In this paper, we conjectured a series of universal inequalities about the size of a static black hole in Einstein gravity. We gave a complete proof in the spherically symmetric case. We studied the properties of the photon spheres in general static spacetimes and proved that photon spheres are conformal invariant structures of the spacetime. Our results strongly suggest that black holes photon spheres may have rich physical contents and mathematical structures.

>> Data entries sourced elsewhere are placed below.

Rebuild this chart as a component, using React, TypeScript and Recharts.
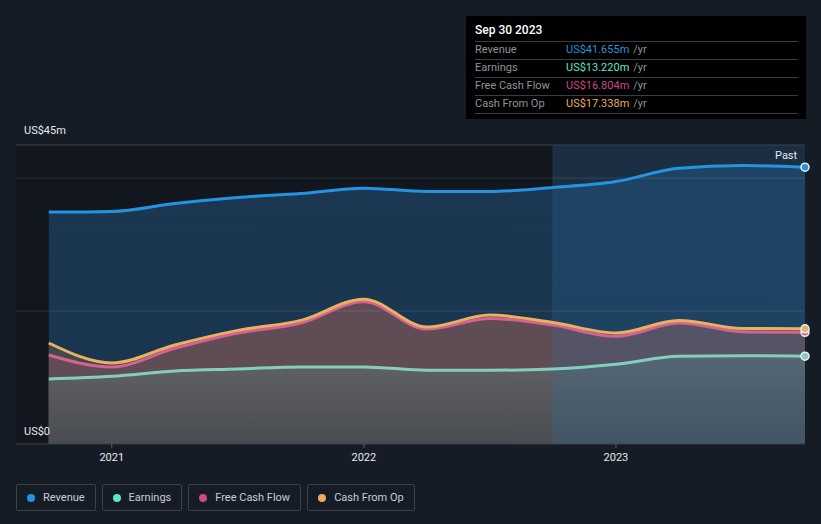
import React from 'react';
import { ComposedChart, Area, Line, XAxis, YAxis, ReferenceLine, ReferenceArea } from 'recharts';

// quarter ends, as decimal years (Sep 2020 .. Sep 2023)
const periods = [2020.75, 2021.0, 2021.25, 2021.5, 2021.75, 2022.0, 2022.25, 2022.5, 2022.75, 2023.0, 2023.25, 2023.5, 2023.75];
const revenue = [34.9, 35.0, 36.2, 37.1, 37.7, 38.5, 38.0, 38.0, 38.6, 39.5, 41.5, 41.9, 41.655];
const earnings = [9.8, 10.2, 11.0, 11.3, 11.6, 11.6, 11.1, 11.1, 11.3, 12.0, 13.2, 13.3, 13.22];
const freeCashFlow = [13.4, 11.6, 14.4, 16.7, 18.2, 21.4, 17.3, 18.9, 17.9, 16.2, 18.2, 16.9, 16.804];
const cashFromOp = [15.2, 12.2, 14.9, 17.1, 18.6, 21.8, 17.6, 19.4, 18.3, 16.7, 18.6, 17.4, 17.338];

const xTicks = [2021, 2022, 2023];
const gridValues = [20, 40];
const yTop = 45;
const xStart = 2020.62;
const xEnd = 2023.75;
const pastStart = 2022.75;

const series = [
  { key: 'revenue', name: 'Revenue', color: '#2394df', line: '#2394df', value: 'US$41.655m' },
  { key: 'earnings', name: 'Earnings', color: '#5fe3c9', line: '#84cfb9', value: 'US$13.220m' },
  { key: 'fcf', name: 'Free Cash Flow', color: '#d1478a', line: '#d5628f', value: 'US$16.804m' },
  { key: 'cfo', name: 'Cash From Op', color: '#e9ad5b', line: '#e8b160', value: 'US$17.338m' },
];

const data = periods.map((t, i) => ({
  t,
  revenue: revenue[i],
  earnings: earnings[i],
  fcf: freeCashFlow[i],
  cfo: cashFromOp[i],
}));

const FONT = 'Roboto, "Noto Sans", sans-serif';

function endDot(color: string) {
  return (props: any) => {
    const { cx, cy, index } = props;
    if (index !== data.length - 1) return <g key={index} />;
    return <circle key={index} cx={cx} cy={cy} r={4} fill={color} stroke="#e8eef5" strokeWidth={1.5} />;
  };
}

export default function App() {
  return (
    <div
      style={{
        position: 'absolute',
        left: 0,
        top: 0,
        width: 821,
        height: 524,
        background: '#161c26',
        fontFamily: FONT,
        overflow: 'hidden',
      }}
    >
      <ComposedChart
        width={821}
        height={480}
        data={data}
        margin={{ top: 145, right: 16, left: 16, bottom: 6 }}
      >
        <defs>
          <linearGradient id="revFill" x1="0" y1="0" x2="0" y2="1">
            <stop offset="0%" stopColor="#1b3752" />
            <stop offset="100%" stopColor="#1a344e" />
          </linearGradient>
          <linearGradient id="earnFill" x1="0" y1="0" x2="0" y2="1">
            <stop offset="0%" stopColor="#616365" />
            <stop offset="100%" stopColor="#494c52" />
          </linearGradient>
        </defs>
        <XAxis
          dataKey="t"
          type="number"
          domain={[xStart, xEnd]}
          ticks={xTicks}
          tickFormatter={(v) => String(v)}
          axisLine={{ stroke: '#3a404a' }}
          tickLine={{ stroke: '#5a6068' }}
          tickSize={4}
          tickMargin={5}
          tick={{ fill: '#e6e8eb', fontSize: 11, fontFamily: FONT }}
          height={30}
        />
        <YAxis hide domain={[0, yTop]} />
        <ReferenceArea x1={xStart} x2={pastStart} y1={0} y2={yTop} fill="#0b0f15" fillOpacity={0.35} />
        <Area dataKey="revenue" type="monotone" stroke="none" fill="url(#revFill)" fillOpacity={1} isAnimationActive={false} />
        <Area dataKey="cfo" type="monotone" stroke="none" fill="#404a4b" fillOpacity={1} isAnimationActive={false} />
        <Area dataKey="fcf" type="monotone" stroke="none" fill="#5f4c54" fillOpacity={1} isAnimationActive={false} />
        <Area dataKey="earnings" type="monotone" stroke="none" fill="url(#earnFill)" fillOpacity={1} isAnimationActive={false} />
        <ReferenceArea x1={pastStart} x2={xEnd} y1={0} y2={yTop} fill="#2f72a8" fillOpacity={0.22} />
        {gridValues.map((v) => (
          <ReferenceLine key={v} y={v} stroke="#ffffff" strokeOpacity={0.07} strokeWidth={1.5} />
        ))}
        <ReferenceLine y={yTop} stroke="#3b4049" />
        <ReferenceLine x={pastStart} stroke="#4a6a88" strokeOpacity={0.25} />
        {series.map((s) => (
          <Line
            key={s.key}
            dataKey={s.key}
            type="monotone"
            stroke={s.line}
            strokeWidth={3}
            dot={endDot(s.line)}
            activeDot={false}
            isAnimationActive={false}
          />
        ))}
      </ComposedChart>

      <div style={{ position: 'absolute', left: 24, top: 124, color: '#e6e8eb', fontSize: 11 }}>US$45m</div>
      <div style={{ position: 'absolute', left: 24, top: 425, color: '#e6e8eb', fontSize: 11 }}>US$0</div>
      <div style={{ position: 'absolute', left: 775, top: 149, color: '#e6e8eb', fontSize: 11 }}>Past</div>

      <div
        style={{
          position: 'absolute',
          left: 466,
          top: 16,
          width: 340,
          height: 103,
          background: '#000',
          boxSizing: 'border-box',
          padding: '0 8px 0 9px',
        }}
      >
        <div style={{ color: '#fff', fontSize: 12, fontWeight: 500, height: 25, lineHeight: '29px' }}>Sep 30 2023</div>
        {series.map((s) => (
          <div
            key={s.key}
            style={{
              display: 'flex',
              borderTop: '1px solid #3a3d42',
              height: 17,
              lineHeight: '16px',
              fontSize: 11,
            }}
          >
            <span style={{ width: 91, color: '#8f9399' }}>{s.name}</span>
            <span style={{ color: s.color }}>{s.value}</span>
            <span style={{ color: '#8f9399', marginLeft: 4 }}>/yr</span>
          </div>
        ))}
        <div style={{ borderTop: '1px solid #3a3d42' }} />
      </div>

      <div style={{ position: 'absolute', left: 16, top: 484, display: 'flex', gap: 6 }}>
        {series.map((s) => (
          <div
            key={s.key}
            style={{
              height: 27,
              boxSizing: 'border-box',
              border: '1px solid #3a3f48',
              borderRadius: 2,
              display: 'flex',
              alignItems: 'center',
              padding: '0 10px 0 10px',
              color: '#c9ccd1',
              fontSize: 11,
            }}
          >
            <span
              style={{
                width: 8,
                height: 8,
                borderRadius: 4,
                background: s.color,
                display: 'inline-block',
                marginRight: 8,
              }}
            />
            {s.name}
          </div>
        ))}
      </div>
    </div>
  );
}
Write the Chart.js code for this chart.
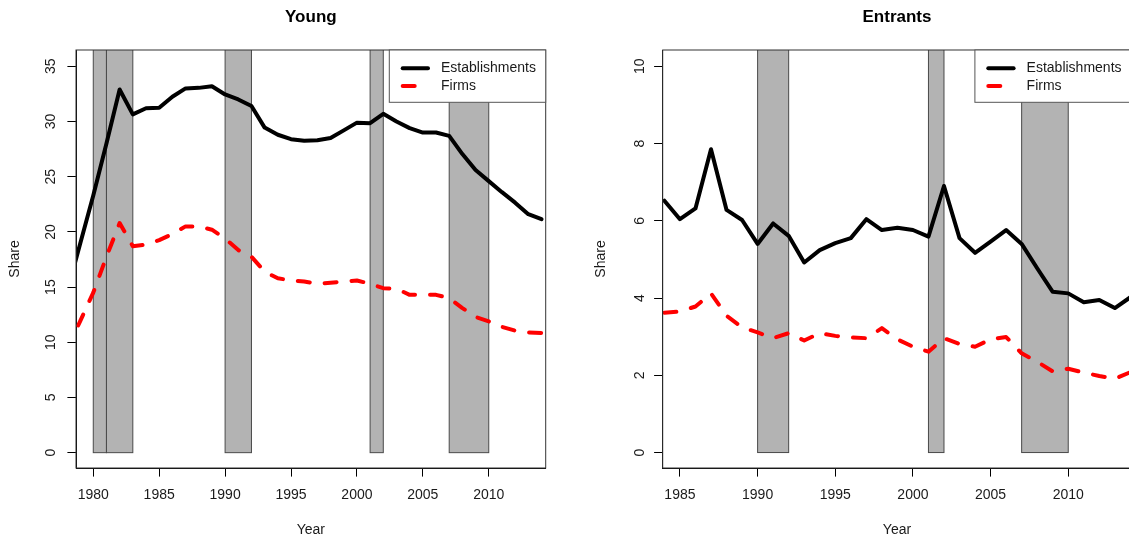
<!DOCTYPE html>
<html>
<head>
<meta charset="utf-8">
<script src="https://cdn.jsdelivr.net/npm/chart.js@4.4.1/dist/chart.umd.min.js"></script>
<style>
  html, body { margin: 0; padding: 0; background: #fff; overflow: hidden; width: 1129px; height: 540px; }
  canvas { position: absolute; top: 0; }
  #young { left: 0; }
  #entrants { left: 586px; }
</style>
</head>
<body>
<canvas id="young" width="565" height="540"></canvas>
<canvas id="entrants" width="566" height="540"></canvas>
<script>
// ---- Young: share of young establishments / firms (%) ----
const youngYears = [1978, 1979, 1980, 1981, 1982, 1983, 1984, 1985, 1986, 1987, 1988, 1989,
  1990, 1991, 1992, 1993, 1994, 1995, 1996, 1997, 1998, 1999, 2000, 2001, 2002, 2003, 2004,
  2005, 2006, 2007, 2008, 2009, 2010, 2011, 2012, 2013, 2014];
const youngEstablishments = [14.5, 18.9, 23.3, 28.0, 32.9, 30.65, 31.2, 31.25, 32.25, 33.0, 33.05, 33.2,
  32.45, 32.0, 31.4, 29.45, 28.8, 28.4, 28.25, 28.3, 28.5, 29.2, 29.9, 29.85, 30.7, 30.0, 29.4,
  29.0, 29.0, 28.7, 27.05, 25.6, 24.6, 23.6, 22.65, 21.6, 21.15];
const youngFirms = [9.3, 11.9, 14.5, 17.75, 20.8, 18.7, 18.85, 19.25, 19.8, 20.5, 20.5, 20.2,
  19.4, 18.35, 17.75, 16.4, 15.8, 15.6, 15.5, 15.3, 15.4, 15.5, 15.6, 15.3, 14.9, 14.85, 14.3,
  14.3, 14.3, 14.0, 13.1, 12.3, 11.9, 11.4, 11.05, 10.9, 10.85];

// ---- Entrants: share of entering establishments / firms (%) ----
const entrantYears = [1984, 1985, 1986, 1987, 1988, 1989, 1990, 1991, 1992, 1993, 1994, 1995,
  1996, 1997, 1998, 1999, 2000, 2001, 2002, 2003, 2004, 2005, 2006, 2007, 2008, 2009, 2010,
  2011, 2012, 2013, 2014];
const entrantEstablishments = [6.52, 6.04, 6.32, 7.85, 6.28, 6.02, 5.40, 5.93, 5.61, 4.92, 5.24, 5.42,
  5.55, 6.04, 5.76, 5.82, 5.76, 5.59, 6.90, 5.55, 5.17, 5.46, 5.76, 5.40, 4.77, 4.16, 4.12,
  3.89, 3.95, 3.74, 4.02];
const entrantFirms = [3.62, 3.65, 3.78, 4.12, 3.54, 3.24, 3.11, 2.96, 3.09, 2.90, 3.09, 3.02,
  2.98, 2.96, 3.22, 2.93, 2.74, 2.61, 2.96, 2.81, 2.74, 2.93, 2.99, 2.57, 2.35, 2.10, 2.17,
  2.07, 1.98, 1.91, 2.08];

// ---- Recession periods (shaded) ----
const recessionStart = [1980, 1981, 1990, 2001, 2007];
const recessionEnd   = [1981, 1983, 1992, 2002, 2010];

// ---- Axis ticks ----
const youngXTicks = [1980, 1985, 1990, 1995, 2000, 2005, 2010];
const youngYTicks = [0, 5, 10, 15, 20, 25, 30, 35];
const entrantXTicks = [1985, 1990, 1995, 2000, 2005, 2010];
const entrantYTicks = [0, 2, 4, 6, 8, 10];

const seriesLabels = ['Establishments', 'Firms'];
const FONT = '"Liberation Sans", Arial, Helvetica, sans-serif';
const TEXT = '#1a1a1a';

// Shaded recession bars, plot frame, heading and boxed legend
const framePlugin = {
  id: 'rFrame',
  beforeDatasetsDraw(chart) {
    const { ctx, chartArea: a, scales: { x, y } } = chart;
    ctx.save();
    ctx.beginPath();
    ctx.rect(a.left, a.top, a.right - a.left, a.bottom - a.top);
    ctx.clip();
    recessionStart.forEach((s, i) => {
      const x0 = x.getPixelForValue(s);
      const x1 = x.getPixelForValue(recessionEnd[i]);
      const yb = y.getPixelForValue(0);
      const yt = a.top - 10;
      ctx.fillStyle = '#b3b3b3';
      ctx.fillRect(x0, yt, x1 - x0, yb - yt);
      ctx.strokeStyle = '#4a4a4a';
      ctx.lineWidth = 1;
      ctx.strokeRect(x0, yt, x1 - x0, yb - yt);
    });
    ctx.restore();
  },
  afterDraw(chart, args, opts) {
    const { ctx, chartArea: a } = chart;
    ctx.save();
    // plot box
    ctx.strokeStyle = '#333';
    ctx.lineWidth = 1;
    ctx.strokeRect(a.left, a.top, a.right - a.left, a.bottom - a.top);
    // heading
    ctx.fillStyle = '#000';
    ctx.font = 'bold 17px ' + FONT;
    ctx.textAlign = 'center';
    ctx.textBaseline = 'middle';
    ctx.fillText(opts.heading, (a.left + a.right) / 2, 17);
    // legend in the top-right corner of the plot
    const lw = 156.4, lh = 52.3;
    const lx = a.right - lw, ly = a.top;
    ctx.fillStyle = '#fff';
    ctx.fillRect(lx, ly, lw, lh);
    ctx.strokeStyle = '#555';
    ctx.strokeRect(lx, ly, lw, lh);
    const rows = [ly + 18.3, ly + 36];
    chart.data.datasets.forEach((ds, i) => {
      ctx.beginPath();
      ctx.strokeStyle = ds.borderColor;
      ctx.lineWidth = ds.borderWidth;
      ctx.lineCap = 'round';
      ctx.setLineDash(ds.borderDash || []);
      ctx.moveTo(lx + 13.4, rows[i]);
      ctx.lineTo(lx + 38.7, rows[i]);
      ctx.stroke();
      ctx.setLineDash([]);
      ctx.fillStyle = TEXT;
      ctx.font = '14px ' + FONT;
      ctx.textAlign = 'left';
      ctx.textBaseline = 'middle';
      ctx.fillText(ds.label, lx + 51.7, rows[i]);
    });
    ctx.restore();
  }
};

function makeChart(id, heading, years, est, firms, xr, yr, xTicks, yTicks, yWidth, padRight, yPad) {
  const toXY = arr => arr.map((v, i) => ({ x: years[i], y: v }));
  return new Chart(document.getElementById(id), {
    type: 'line',
    data: {
      datasets: [
        { label: seriesLabels[0], data: toXY(est), borderColor: '#000000', borderWidth: 4,
          pointRadius: 0, tension: 0, borderJoinStyle: 'round', borderCapStyle: 'round', fill: false },
        { label: seriesLabels[1], data: toXY(firms), borderColor: '#ff0000', borderWidth: 4,
          borderDash: [12, 15], pointRadius: 0, tension: 0, borderJoinStyle: 'round',
          borderCapStyle: 'round', fill: false }
      ]
    },
    options: {
      responsive: false,
      animation: false,
      events: [],
      layout: { padding: { left: 0, top: 50, right: padRight, bottom: 0 } },
      plugins: {
        legend: { display: false },
        title: { display: false },
        tooltip: { enabled: false },
        rFrame: { heading: heading }
      },
      scales: {
        x: {
          type: 'linear',
          min: xr[0], max: xr[1],
          afterBuildTicks: s => { s.ticks = xTicks.map(v => ({ value: v })); },
          afterFit: s => { s.height = 72; },
          ticks: { callback: v => String(v), color: TEXT, font: { family: FONT, size: 14 },
                   padding: 10.5, maxRotation: 0, autoSkip: false },
          grid: { drawOnChartArea: false, drawTicks: true, tickLength: 8.6, color: '#000', lineWidth: 1 },
          border: { display: true, color: '#000', width: 1 },
          title: { display: true, text: 'Year', color: TEXT, font: { family: FONT, size: 14 },
                   padding: { top: 0, bottom: 1.6 } }
        },
        y: {
          type: 'linear',
          min: yr[0], max: yr[1],
          afterBuildTicks: s => { s.ticks = yTicks.map(v => ({ value: v })); },
          afterFit: s => { s.width = yWidth; },
          ticks: { callback: v => String(v), color: TEXT, font: { family: FONT, size: 14 },
                   minRotation: 90, maxRotation: 90, crossAlign: 'center', padding: yPad, autoSkip: false },
          grid: { drawOnChartArea: false, drawTicks: true, tickLength: 8.6, color: '#000', lineWidth: 1 },
          border: { display: true, color: '#000', width: 1 },
          title: { display: true, text: 'Share', color: TEXT, font: { family: FONT, size: 14 },
                   padding: { top: 6.6, bottom: 0 } }
        }
      }
    },
    plugins: [framePlugin]
  });
}

makeChart('young', 'Young', youngYears, youngEstablishments, youngFirms,
  [1978.69, 2014.32], [-1.39, 36.48], youngXTicks, youngYTicks, 76, 19.3, 8);
makeChart('entrants', 'Entrants', entrantYears, entrantEstablishments, entrantFirms,
  [1983.89, 2014.06], [-0.40, 10.42], entrantXTicks, entrantYTicks, 76.7, 20.7, 6);
</script>
</body>
</html>
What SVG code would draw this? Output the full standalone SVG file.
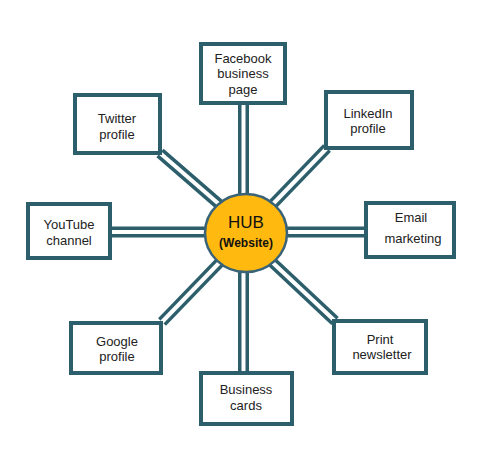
<svg xmlns="http://www.w3.org/2000/svg" width="479" height="464" viewBox="0 0 479 464">
<style>
.outer{stroke:#2c5f6b;stroke-width:11;fill:none}
.inner{stroke:#ffffff;stroke-width:4;fill:none}
.box{fill:#ffffff;stroke:#2c5f6b;stroke-width:4}
.t{font-family:"Liberation Sans",Arial,sans-serif;font-size:13px;fill:#222222;text-anchor:middle}
</style>
<rect width="479" height="464" fill="#ffffff"/>
<g id="connectors">
<g class="outer">
<line x1="243.5" y1="104" x2="243.5" y2="200"/>
<line x1="243.5" y1="265" x2="243.5" y2="372"/>
<line x1="110" y1="232" x2="210" y2="232"/>
<line x1="282" y1="232" x2="365" y2="232"/>
<line x1="160" y1="153" x2="220" y2="205"/>
<line x1="327" y1="148" x2="272" y2="205"/>
<line x1="162" y1="322" x2="220" y2="262"/>
<line x1="335" y1="321" x2="272" y2="262"/>
</g>
<g class="inner">
<line x1="243.5" y1="104" x2="243.5" y2="200"/>
<line x1="243.5" y1="265" x2="243.5" y2="372"/>
<line x1="110" y1="232" x2="210" y2="232"/>
<line x1="282" y1="232" x2="365" y2="232"/>
<line x1="160" y1="153" x2="220" y2="205"/>
<line x1="327" y1="148" x2="272" y2="205"/>
<line x1="162" y1="322" x2="220" y2="262"/>
<line x1="335" y1="321" x2="272" y2="262"/>
</g>
</g>
<g id="hub">
<ellipse cx="246" cy="233" rx="41" ry="39" fill="#ffb90f" stroke="#3a6378" stroke-width="2.5"/>
<text class="t" x="246" y="228" style="font-size:17px;fill:#111">HUB</text>
<text class="t" x="246" y="247" style="font-size:12px;font-weight:bold;fill:#111">(Website)</text>
</g>
<g id="facebook">
<rect class="box" x="201" y="44" width="84" height="59"/>
<text class="t" x="243" y="63">Facebook</text>
<text class="t" x="243" y="78">business</text>
<text class="t" x="243" y="94">page</text>
</g>
<g id="twitter">
<rect class="box" x="75" y="95" width="85" height="58"/>
<text class="t" x="117" y="123">Twitter</text>
<text class="t" x="117" y="139">profile</text>
</g>
<g id="linkedin">
<rect class="box" x="326" y="92" width="86" height="56"/>
<text class="t" x="368" y="118">LinkedIn</text>
<text class="t" x="368" y="133">profile</text>
</g>
<g id="youtube">
<rect class="box" x="28" y="204" width="82" height="54"/>
<text class="t" x="69" y="229">YouTube</text>
<text class="t" x="69" y="245">channel</text>
</g>
<g id="email">
<rect class="box" x="366" y="203" width="88" height="54"/>
<text class="t" x="411" y="222">Email</text>
<text class="t" x="413" y="243">marketing</text>
</g>
<g id="google">
<rect class="box" x="71" y="323" width="90" height="50"/>
<text class="t" x="117" y="346">Google</text>
<text class="t" x="117" y="361">profile</text>
</g>
<g id="print">
<rect class="box" x="334" y="321" width="92" height="52"/>
<text class="t" x="380" y="344">Print</text>
<text class="t" x="382" y="359">newsletter</text>
</g>
<g id="business">
<rect class="box" x="201" y="373" width="91" height="51"/>
<text class="t" x="246" y="394">Business</text>
<text class="t" x="246" y="410">cards</text>
</g>
</svg>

Our conjecture gives us a simple way to estimate the size of the horizon and black hole mass. For the spherically symmetric case, though we assume the spacetime is static outside the horizon (if exists), we in fact only need it being static outside the photon sphere due to Birkhoff theorem. It needs to emphasize that the upper bound in (1.2) do not require the existence of a black hole. This has significance in astronomy. Birkhoff theorem implies the interior of photon sphere may not contain a black hole. For example, a neutron star can also form a photon sphere and the corresponding shadow. However, our inequality (1.2) implies if the radius of photon sphere is larger than \(2.25M_{\odot }\) or the radius of shadow is larger than \(3.89M_{\odot }\), then the interior of the photon sphere cannot be a neutron star. If we find a larger size photon sphere or shadow, the interior must be a black hole or it is to form a black hole. In astrophysical observations, to verify whether or not a gravitational system has photon sphere can give us useful information about the gravitational system. For example, if the spacetime contains a naked singularity rather than a black hole, we can classify naked singularities into two kinds based on whether or not a naked singularity is covered within a photon sphere [28]. For the case which contains a photon sphere, the gravitational lensing effects of naked singularity is very similar to Schwarzschild black hole; however, for the case without photon sphere, gravitational lensing effects is qualitatively different from the case of a Schwarzschild black hole. The combinational observations between the shadow and other gravitational lensing effects in principle can gives us some physical information of gravitational source such as the charge/mass ration, distance to the gravitational source and so on [29,30,31]. Thus, we can study how to read these useful physical information from the observations on shadows of black holes in the future.